Les pièces produites révèlent donc que non seulement Monsieur [V] a montré une volonté affichée de faire passer avant tout son « cheminement professionnel » et de se positionner sur des certaines missions à l'étranger en postulant directement auprès du client alors qu'il était engagé dans les liens contractuels avec la société AMARIS, et qu'il a fait preuve d'une mauvaise volonté évidente pour cette nouvelle mission, au risque pour l'employeur de perdre à la fois le projet et le client.
En conséquence, il est établi que Monsieur [V] a commis des manquements à la loyauté contractuelle et que son licenciement était justifié sans qu'il soit besoin d'analyser les autres motifs allégués par l'employeur, notamment sur son insuffisance lors de la première mission ; le jugement qui l'a débouté de ses demandes sera confirmé.

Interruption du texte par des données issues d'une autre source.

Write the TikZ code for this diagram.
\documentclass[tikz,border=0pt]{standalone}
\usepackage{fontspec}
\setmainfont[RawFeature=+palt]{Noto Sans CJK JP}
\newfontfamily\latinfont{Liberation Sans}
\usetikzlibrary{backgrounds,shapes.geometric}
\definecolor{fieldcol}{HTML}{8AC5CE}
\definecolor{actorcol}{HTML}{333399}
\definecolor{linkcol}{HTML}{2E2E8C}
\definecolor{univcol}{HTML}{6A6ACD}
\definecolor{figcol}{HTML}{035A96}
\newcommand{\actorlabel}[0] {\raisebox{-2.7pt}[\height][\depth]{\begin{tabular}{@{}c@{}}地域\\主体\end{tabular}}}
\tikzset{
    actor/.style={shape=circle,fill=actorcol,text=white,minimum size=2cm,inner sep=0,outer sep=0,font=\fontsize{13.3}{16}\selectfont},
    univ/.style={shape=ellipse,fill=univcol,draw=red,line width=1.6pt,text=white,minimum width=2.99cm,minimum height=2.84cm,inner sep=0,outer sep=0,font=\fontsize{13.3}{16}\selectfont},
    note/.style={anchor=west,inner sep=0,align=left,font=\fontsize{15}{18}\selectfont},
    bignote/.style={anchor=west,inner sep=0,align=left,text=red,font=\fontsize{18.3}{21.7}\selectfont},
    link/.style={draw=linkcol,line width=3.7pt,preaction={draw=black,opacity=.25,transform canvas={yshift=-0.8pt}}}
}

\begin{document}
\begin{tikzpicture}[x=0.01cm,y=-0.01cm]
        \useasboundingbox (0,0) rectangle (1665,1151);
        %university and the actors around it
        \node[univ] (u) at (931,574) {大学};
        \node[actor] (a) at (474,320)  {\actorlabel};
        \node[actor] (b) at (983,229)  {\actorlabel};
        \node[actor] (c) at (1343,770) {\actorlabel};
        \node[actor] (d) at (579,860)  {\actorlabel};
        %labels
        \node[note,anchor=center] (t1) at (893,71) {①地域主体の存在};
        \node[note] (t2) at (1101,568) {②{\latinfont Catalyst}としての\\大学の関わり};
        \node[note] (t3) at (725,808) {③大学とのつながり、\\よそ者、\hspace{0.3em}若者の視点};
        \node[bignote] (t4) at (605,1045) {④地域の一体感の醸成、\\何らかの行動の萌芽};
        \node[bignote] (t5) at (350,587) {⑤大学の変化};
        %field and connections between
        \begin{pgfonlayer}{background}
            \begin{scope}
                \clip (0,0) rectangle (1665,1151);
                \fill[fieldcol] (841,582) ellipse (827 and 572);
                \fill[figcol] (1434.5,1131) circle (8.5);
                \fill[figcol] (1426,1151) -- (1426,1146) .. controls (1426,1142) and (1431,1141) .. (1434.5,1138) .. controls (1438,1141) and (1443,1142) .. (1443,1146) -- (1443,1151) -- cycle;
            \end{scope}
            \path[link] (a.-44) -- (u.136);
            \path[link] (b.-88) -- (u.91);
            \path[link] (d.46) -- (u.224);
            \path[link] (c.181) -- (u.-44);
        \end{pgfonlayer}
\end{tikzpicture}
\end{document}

Succombant, Monsieur [V] supportera les dépens ; l'équité commande de faire droit à la demande reconventionnelle de la société AMARIS, qui a dû se défendre à nouveau en cause d'appel ; il lui sera alloué une somme de 1.000 euros au titre de l'article 700 du code de procédure civile.
PAR CES MOTIFS
La Cour,
Confirme le jugement déféré,
Y ajoutant,
Condamne Monsieur [Y] [V] à payer à la société SAS AMARIS Ile de France la somme de 1.000 euros au titre de l'article 700 du code de procédure civile,
Condamne Monsieur [Y] [V] aux dépens.